When this sense of enjoyment is absent, it’s often painfully obvious. England’s ponderous performances at the last Rugby World Cup looked like a side who just didn’t want to be anywhere near a rugby field. Clearly, there was enjoyment being had of a sort in the bars and nightclubs of New Zealand, but from the player questionnaires leaked after the event, it wasn’t the healthy kind of fun that helps teams to bond.
I’ve had personal experience of this with my older son, who having played from the age of 4 for his local club, gave up earlier this season because he was being constantly excluded from team activities. In a side looking to attack wide at every opportunity, and averaging over 40 points per game, he was playing centre, wing and full back and yet was never getting the ball. As game after game went by in which he only touched the ball if the opposition kicked it to him, his confidence collapsed and his performance went with it – and this had a knock-on effect at school where his rugby also went downhill. His club coach was aware he wasn’t happy but made no effort to involve him more fully in games, because it would have meant challenging the behaviour of some star players and the team was winning games, so why meddle?
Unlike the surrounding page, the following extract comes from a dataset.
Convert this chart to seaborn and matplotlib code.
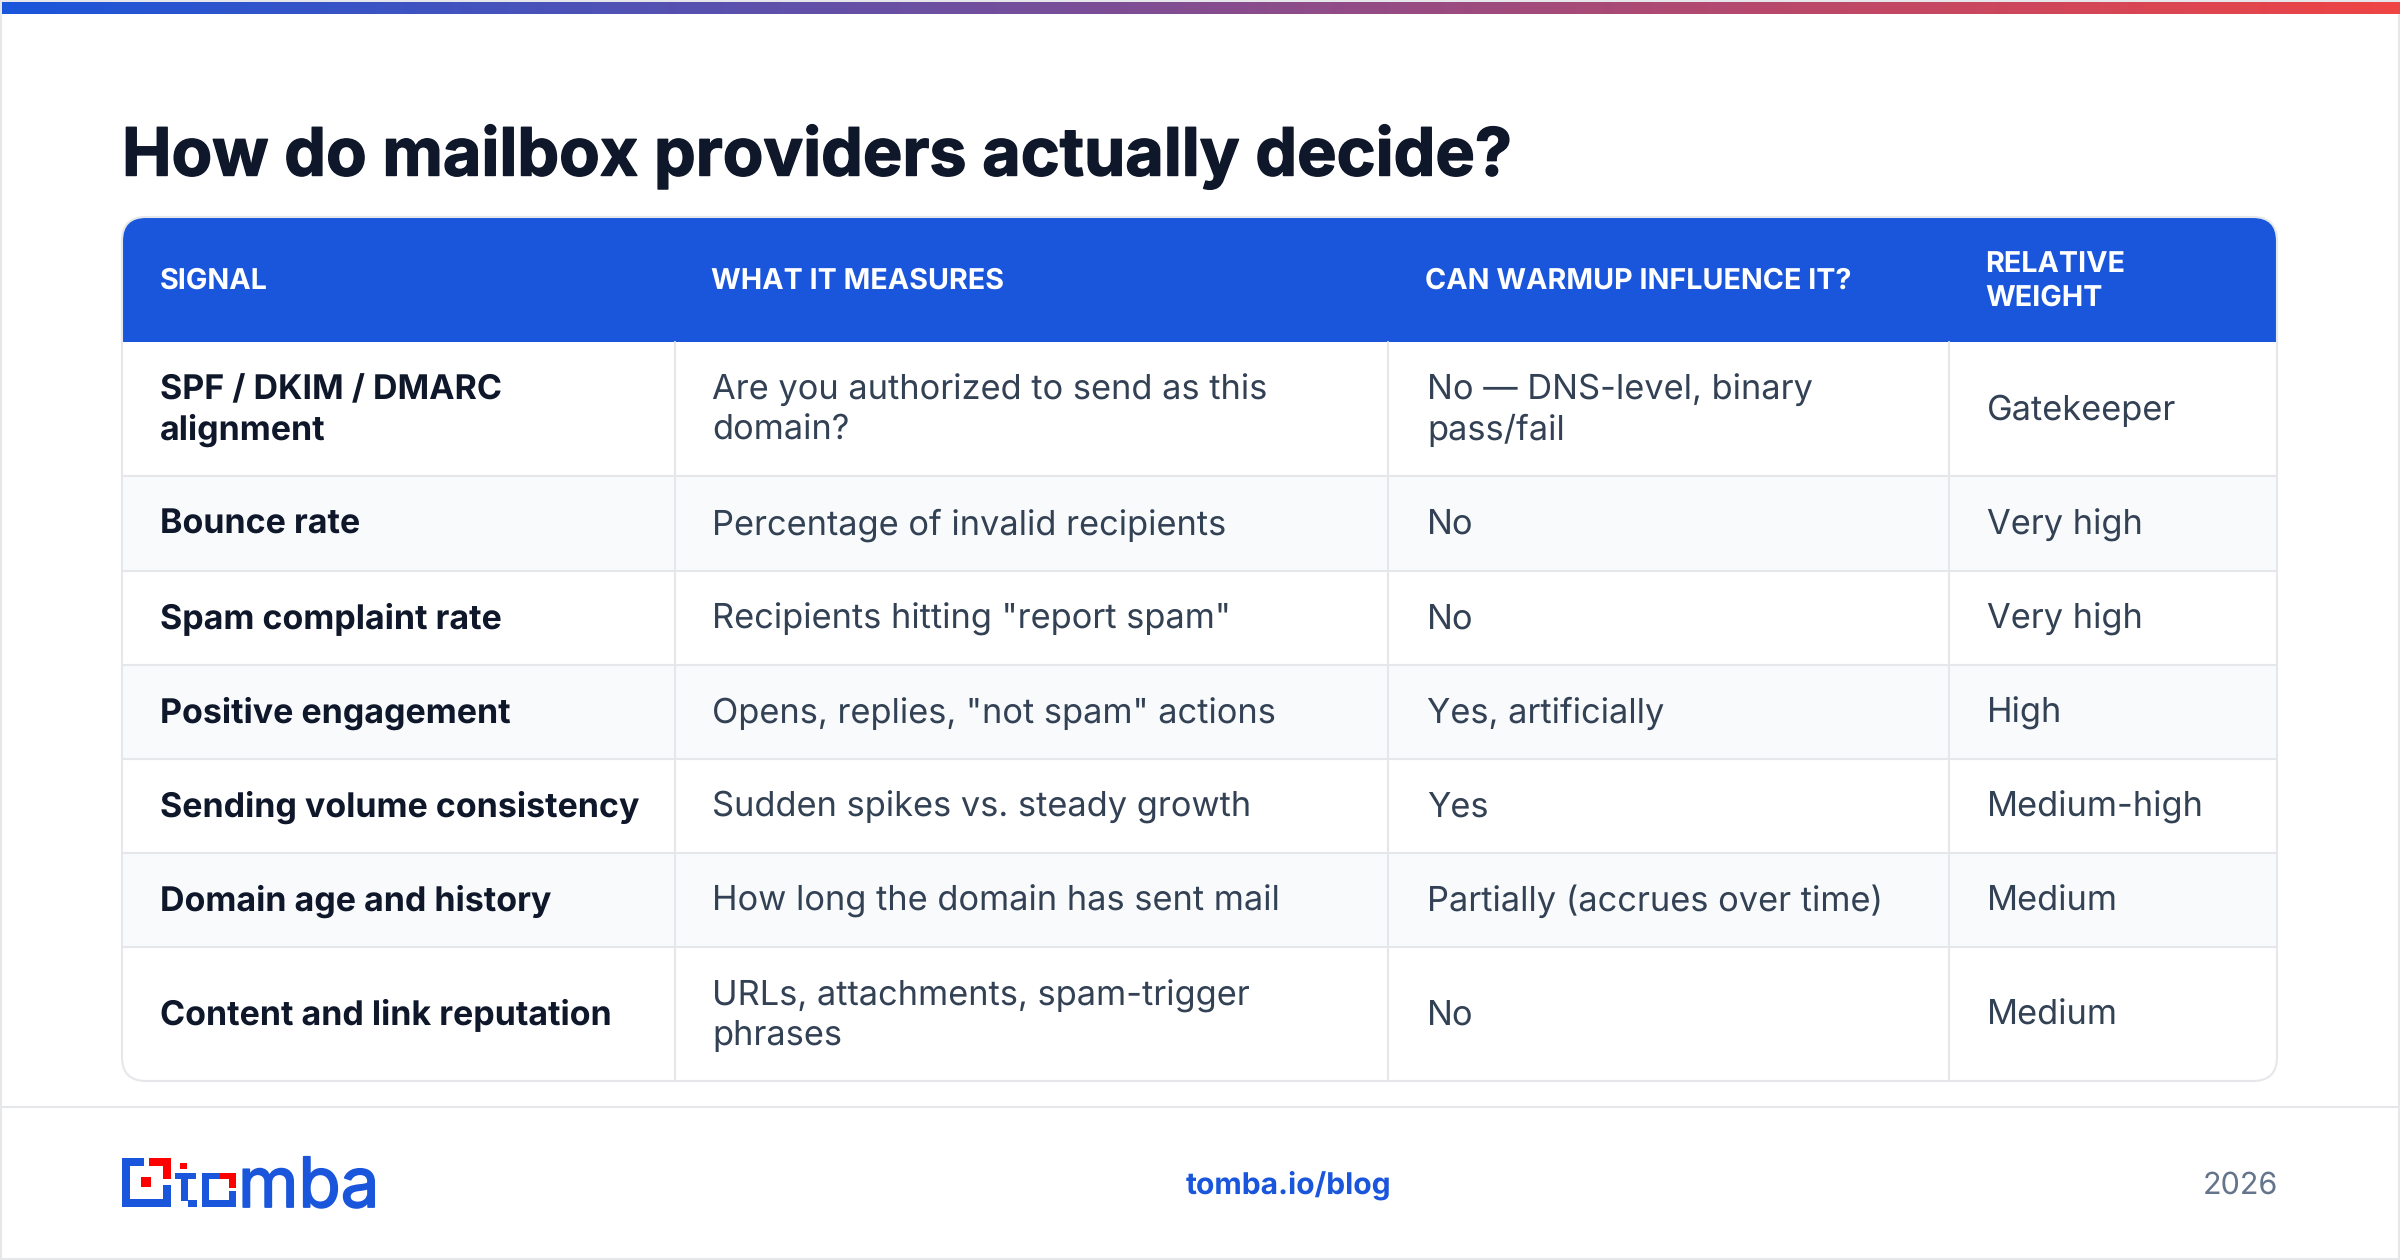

They’ve focussed on winning and over the last two seasons they’ve got there, but I fear that the feel-good factor of winning is what holds them together. When they stop winning every week, will the team pull through, or will it implode? My son’s experience is a clear indicator that without enjoyment of the game, young players will perform less well and may even give up altogether – after all, he quit from a winning team, so clearly the winning wasn’t enough for him.
Similarly, all the very best teams play with a swagger and a smile and have every team member playing their part to the full and feeling properly included. At whatever level of the game, players play because they love playing. Fun is fundamental. Coaches ignore this fact at their peril.